At the risk of dating myself: 1) Bruce Springsteen, 1975 Geneva NY. He was just about to break, had recorded but not released Born to Run. I was listening to WCMF in Rochester play Rosalita every night and heard he was coming to town. My buddies and I jumped into a truck and drove down. The hall was an old little vaudeville house, beautiful and small, smack in the middle of this tiny upstate NY town that didn't know what hit them. There was only one security guard who didn't have a chance with this situation. There was a grocery store across the street from the hall and the crowd emptied out every beer in it. I remember guys carrying two cases of beer down the middle aisle and just passing them out before the show began. No opener, he played over three hours, pulled out all the stops, every trick of the trade that his legend became based on, including best light show I ever saw, and Bruce earned every bit of hype and reputation that came later in that one unforgettable night.
2) Patti Smith Group, 1978 Buffalo NY SUNY gymnasium. She had just fallen off stage a few weeks before and was still in a neck brace so she couldn't move around; instead she put all that frenetic energy into her singing. The best garage band ever sounded like the best r n r band ever that evening. Patti's star was already in decline then, after she released radio ethiopia, and I remember telling myself as I left the show that if she turns out to be just a footnote in the history of RnR for Horses, at least I know she was the real deal, a true RnR genius, as close to God that night as you can get.
3) The Clash, winter early 1979, Boston Their first show in the States; never heard anything like it before or since.
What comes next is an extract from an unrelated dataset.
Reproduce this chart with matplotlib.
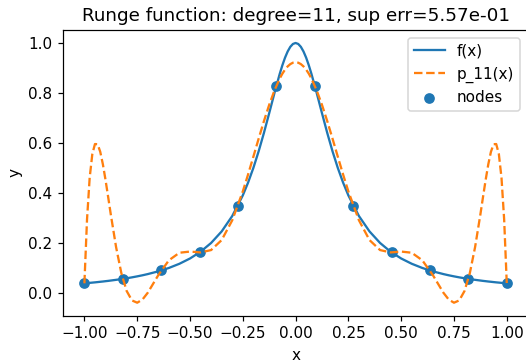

Huge runway lamps hooked up to drums. Really was the only band that mattered for a few years. Saw them several times at Bonds during their crazy, beautiful Times Square stand.
4) Talking Heads (also Elvis Costello, Pretenders, several others) some field in eastern Canada, early 80s. Incredible all-day concert but it was THs that came out last, after dark and burned the house down. They had recorded but not released their third record yet and went from a solo version of Psycho Killer to a sixteen piece orchestra playing the wildest rhythmic-funk we'd ever heard. Being outdoors with fires burning under the stars made the entire thing primitive, tribal and transcendent.
5) Wilco, Starland Ballroom, NJ Friday April 21, 2006 Greatest American band playing today. Blew us away from the first note to the last. And Jeff Tweety had an incredible dialogue with a drunk fan. Anybody else there that night?